I like what John Maxwell said, “You can love people without leading them, but you cannot lead people without loving them”. One reason our children succumb to peer pressure is because their peers accept them more than their parents do. Of course, we must discipline, correct, and guide our children, but along with that there must be a heavy dose of affirmation.
We should not only encourage them verbally, but also write it down for them. Sometimes I go to the bookstore and buy cards for my kids. These are not birthday cards, but cards that encourage and affirm. I will write them notes and share some qualities I see in their lives that I respect and admire and put it on their pillow for them to find later.
One time I borrowed my son’s car to run some errands and there were three or four of those notes and cards that he kept in his car with him. I have walked into the bedrooms of my children and spotted letters I had written them months ago. We all need encouragement.
I have a massive filing system consisting of many topics to help me expedite my research as I prepare lessons and sermons. The most file folders (and the fattest) that I have on a topic is “encouragement”. Contained in these files are literally hundreds of notes, letters, cards, and e-mails I have received that were a special blessing to me.
When I get discouraged I pull one or two of those folders out and just go through them reading kind words of affirmation. This past summer was an especially difficult time in my life and God used those written words, some of them over thirty years old, to lift my load and brighten my day.
Zig Ziglar said, “People don’t care how much you know, until they know how much you care…about them”. One of the ways to smash indifference in the life of a person is to encourage them and see potential in their live and believe in them.
Recently I began to teach the teenagers in our church and have so enjoyed it. For all of my ministry to young people I have always sought to look for the good and to let them know that I see something in them that God can use.
One Sunday morning after class one of our young people, shy and reticent in their personality, came up to me and gave me a piece of paper. Later I got home and opened it and I was surprised and humbled. It was a long note expressing gratitude for believing in them and loving them.
I think that affirmation and love go together. You will not value someone that you do not love. A pastor had a young preacher to speak for him in his pulpit and the young man asked him for some advice to help him with his preaching. The wise old man said, “Son, you can’t preach the love of Christ with a clenched fist”.
Sometimes we think we are affirming, but it is with a tone in our voice of anger and frustration. The two don’t go together. People react to our spirit and the way we say something, not just what we say.
My favorite sport that I played was football. I have had several dozen coaches, all of them with different styles and approaches. I will tell you readily that the coaches that influenced me the most were those that were affirming. Some of my coaches used mockery in front of the team in an attempt to motivate me. I pulled away from that approach and closed my spirit to them. I didn’t want to learn from them.
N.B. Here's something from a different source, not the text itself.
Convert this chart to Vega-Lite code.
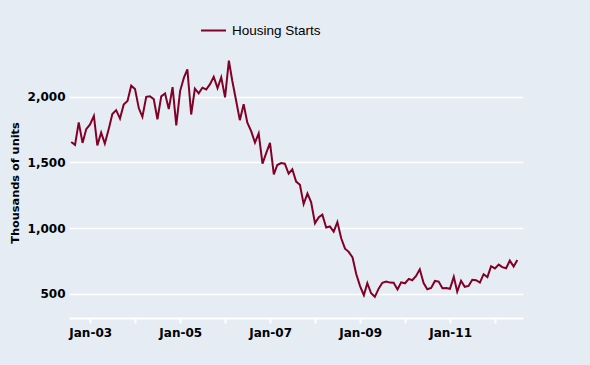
{
  "$schema": "https://vega.github.io/schema/vega-lite/v6.json",
  "width": 454,
  "height": 274,
  "autosize": {"type": "none"},
  "padding": {"left": 69, "top": 44, "right": 67, "bottom": 47},
  "background": "#E5ECF3",
  "config": {"view": {"stroke": null}, "font": "DejaVu Sans"},
  "data": {
    "values": [
      {"date": "2002-07-31", "starts": 1655}, {"date": "2002-08-31", "starts": 1633}, {"date": "2002-09-30", "starts": 1804},
      {"date": "2002-10-31", "starts": 1648}, {"date": "2002-11-30", "starts": 1753}, {"date": "2002-12-31", "starts": 1788},
      {"date": "2003-01-31", "starts": 1853}, {"date": "2003-02-28", "starts": 1629}, {"date": "2003-03-31", "starts": 1726},
      {"date": "2003-04-30", "starts": 1643}, {"date": "2003-05-31", "starts": 1751}, {"date": "2003-06-30", "starts": 1867},
      {"date": "2003-07-31", "starts": 1897}, {"date": "2003-08-31", "starts": 1833}, {"date": "2003-09-30", "starts": 1939},
      {"date": "2003-10-31", "starts": 1967}, {"date": "2003-11-30", "starts": 2083}, {"date": "2003-12-31", "starts": 2057},
      {"date": "2004-01-31", "starts": 1911}, {"date": "2004-02-29", "starts": 1846}, {"date": "2004-03-31", "starts": 1998},
      {"date": "2004-04-30", "starts": 2003}, {"date": "2004-05-31", "starts": 1981}, {"date": "2004-06-30", "starts": 1828},
      {"date": "2004-07-31", "starts": 2002}, {"date": "2004-08-31", "starts": 2024}, {"date": "2004-09-30", "starts": 1905},
      {"date": "2004-10-31", "starts": 2072}, {"date": "2004-11-30", "starts": 1782}, {"date": "2004-12-31", "starts": 2042},
      {"date": "2005-01-31", "starts": 2144}, {"date": "2005-02-28", "starts": 2207}, {"date": "2005-03-31", "starts": 1864},
      {"date": "2005-04-30", "starts": 2061}, {"date": "2005-05-31", "starts": 2025}, {"date": "2005-06-30", "starts": 2068},
      {"date": "2005-07-31", "starts": 2054}, {"date": "2005-08-31", "starts": 2095}, {"date": "2005-09-30", "starts": 2151},
      {"date": "2005-10-31", "starts": 2065}, {"date": "2005-11-30", "starts": 2147}, {"date": "2005-12-31", "starts": 1994},
      {"date": "2006-01-31", "starts": 2273}, {"date": "2006-02-28", "starts": 2119}, {"date": "2006-03-31", "starts": 1969},
      {"date": "2006-04-30", "starts": 1821}, {"date": "2006-05-31", "starts": 1942}, {"date": "2006-06-30", "starts": 1802},
      {"date": "2006-07-31", "starts": 1737}, {"date": "2006-08-31", "starts": 1650}, {"date": "2006-09-30", "starts": 1720},
      {"date": "2006-10-31", "starts": 1491}, {"date": "2006-11-30", "starts": 1570}, {"date": "2006-12-31", "starts": 1649},
      {"date": "2007-01-31", "starts": 1409}, {"date": "2007-02-28", "starts": 1480}, {"date": "2007-03-31", "starts": 1495},
      {"date": "2007-04-30", "starts": 1490}, {"date": "2007-05-31", "starts": 1415}, {"date": "2007-06-30", "starts": 1448},
      {"date": "2007-07-31", "starts": 1354}, {"date": "2007-08-31", "starts": 1330}, {"date": "2007-09-30", "starts": 1183},
      {"date": "2007-10-31", "starts": 1264}, {"date": "2007-11-30", "starts": 1197}, {"date": "2007-12-31", "starts": 1037},
      {"date": "2008-01-31", "starts": 1084}, {"date": "2008-02-29", "starts": 1103}, {"date": "2008-03-31", "starts": 1005},
      {"date": "2008-04-30", "starts": 1013}, {"date": "2008-05-31", "starts": 973}, {"date": "2008-06-30", "starts": 1046},
      {"date": "2008-07-31", "starts": 923}, {"date": "2008-08-31", "starts": 844}, {"date": "2008-09-30", "starts": 820},
      {"date": "2008-10-31", "starts": 777}, {"date": "2008-11-30", "starts": 652}, {"date": "2008-12-31", "starts": 560},
      {"date": "2009-01-31", "starts": 490}, {"date": "2009-02-28", "starts": 582}, {"date": "2009-03-31", "starts": 505},
      {"date": "2009-04-30", "starts": 478}, {"date": "2009-05-31", "starts": 540}, {"date": "2009-06-30", "starts": 585},
      {"date": "2009-07-31", "starts": 594}, {"date": "2009-08-31", "starts": 586}, {"date": "2009-09-30", "starts": 585},
      {"date": "2009-10-31", "starts": 534}, {"date": "2009-11-30", "starts": 588}, {"date": "2009-12-31", "starts": 581},
      {"date": "2010-01-31", "starts": 614}, {"date": "2010-02-28", "starts": 604}, {"date": "2010-03-31", "starts": 636},
      {"date": "2010-04-30", "starts": 687}, {"date": "2010-05-31", "starts": 583}, {"date": "2010-06-30", "starts": 536},
      {"date": "2010-07-31", "starts": 546}, {"date": "2010-08-31", "starts": 599}, {"date": "2010-09-30", "starts": 594},
      {"date": "2010-10-31", "starts": 543}, {"date": "2010-11-30", "starts": 545}, {"date": "2010-12-31", "starts": 539},
      {"date": "2011-01-31", "starts": 630}, {"date": "2011-02-28", "starts": 517}, {"date": "2011-03-31", "starts": 600},
      {"date": "2011-04-30", "starts": 554}, {"date": "2011-05-31", "starts": 561}, {"date": "2011-06-30", "starts": 608},
      {"date": "2011-07-31", "starts": 604}, {"date": "2011-08-31", "starts": 586}, {"date": "2011-09-30", "starts": 650},
      {"date": "2011-10-31", "starts": 628}, {"date": "2011-11-30", "starts": 711}, {"date": "2011-12-31", "starts": 694},
      {"date": "2012-01-31", "starts": 723}, {"date": "2012-02-29", "starts": 704}, {"date": "2012-03-31", "starts": 695},
      {"date": "2012-04-30", "starts": 753}, {"date": "2012-05-31", "starts": 708}, {"date": "2012-06-30", "starts": 757}
    ]
  },
  "mark": {"type": "line", "strokeWidth": 2},
  "encoding": {
    "x": {
      "field": "date",
      "type": "temporal",
      "scale": {
        "type": "utc",
        "domain": [
          {"year": 2002, "month": 7, "date": 13, "utc": true},
          {"year": 2012, "month": 8, "date": 15, "utc": true}
        ]
      },
      "axis": {
        "title": null,
        "grid": false,
        "values": [
          {"year": 2003, "month": 1, "date": 1, "utc": true},
          {"year": 2004, "month": 1, "date": 1, "utc": true},
          {"year": 2005, "month": 1, "date": 1, "utc": true},
          {"year": 2006, "month": 1, "date": 1, "utc": true},
          {"year": 2007, "month": 1, "date": 1, "utc": true},
          {"year": 2008, "month": 1, "date": 1, "utc": true},
          {"year": 2009, "month": 1, "date": 1, "utc": true},
          {"year": 2010, "month": 1, "date": 1, "utc": true},
          {"year": 2011, "month": 1, "date": 1, "utc": true},
          {"year": 2012, "month": 1, "date": 1, "utc": true}
        ],
        "labelExpr": "utcyear(datum.value) % 2 == 1 ? utcFormat(datum.value, '%b-%y') : ''",
        "domainColor": "#FFFFFF",
        "domainWidth": 2,
        "tickColor": "#FFFFFF",
        "tickWidth": 2,
        "tickSize": 5,
        "labelFont": "DejaVu Sans",
        "labelFontWeight": "bold",
        "labelFontSize": 12,
        "labelColor": "#000000",
        "labelPadding": 4,
        "labelOverlap": false
      }
    },
    "y": {
      "field": "starts",
      "type": "quantitative",
      "scale": {"domain": [317, 2400], "nice": false, "zero": false},
      "axis": {
        "title": "Thousands of units",
        "values": [500, 1000, 1500, 2000],
        "format": ",.0f",
        "domain": false,
        "ticks": false,
        "tickSize": 0,
        "gridColor": "#FFFFFF",
        "gridWidth": 1.3,
        "gridOpacity": 1,
        "labelFont": "DejaVu Sans",
        "labelFontWeight": "bold",
        "labelFontSize": 12,
        "labelColor": "#000000",
        "labelPadding": 4,
        "titleFont": "DejaVu Sans",
        "titleFontWeight": "bold",
        "titleFontSize": 11.3,
        "titleColor": "#000000",
        "titleAngle": -90,
        "titleAlign": "center",
        "titleBaseline": "alphabetic",
        "titleX": -50.7,
        "titleY": 138.5
      }
    },
    "color": {
      "datum": "Housing Starts",
      "scale": {"domain": ["Housing Starts"], "range": ["#800026"]},
      "legend": {
        "orient": "none",
        "legendX": 131,
        "legendY": -27,
        "title": null,
        "symbolType": "stroke",
        "symbolSize": 625,
        "symbolStrokeWidth": 2,
        "labelFont": "Liberation Sans",
        "labelFontSize": 13.5,
        "labelColor": "#000000",
        "labelOffset": 5
      }
    }
  }
}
I also had coaches that were firm, but also affirming. They made it easy to risk something new because you knew they would applaud the good and help you correct the bad. But I knew they believed in me and I will always be grateful to them.
The sad thing about this is that some of these coaches will never know why players were repulsed from their style of leadership. They tried to influence by fear and bullying. Perhaps they had never been in an environment of affirmation and simply didn’t know how to do it.
I have had spiritual leaders in my life that did the same thing. Some were quick to criticize and never affirmed me. I don’t think they meant to do harm and probably thought they were doing good, but they had no influence in my life that was positive. I pulled away from them because I got tired of being “bruised” by their words.
We had a lay leader in our church when I was a teenager named Gabby Dickerson. Everyone loved him because of his sense of humor, but there was more to him than that quality. He was not a critic, but a builder of young people. He loved us and we all knew it. Yes, he was a good teacher, but he had a great heart and he influenced my life and many others at a deep level. He was an encourager.
Someone said, “Everyone has the right to speak, but you have to earn the right to be heard”. I believe one of the ways we earn that right is through affirmation.

Me and my boys with John “Bull” Bramlett. John was an All-Pro linebacker in the NFL. He is a great preacher and a dear friend.
Parents, we must be expert encouragers. I believe in discipline very much, but I also believe in affirmation as much as I believe in correction. I don’t think it is a 50/50 proposition either. It’s more like 80/20 with the larger percentage going to affirmation, then the heart of a child will be open to correction.
As you have been reading these words perhaps you are remembering ways that your parents or an aunt or uncle encouraged you. Maybe it was a teacher, a coach, or a spiritual leader. Why not take the time to return to them the affirmation they gave to you? Write them or call them and tell them specifically how they made a difference in your life.
Someone wrote, “If someone needs praise, give it to him. He cannot read his tombstone”. Don’t wait, my friend. The old saying is true, “Dead noses smell no roses”.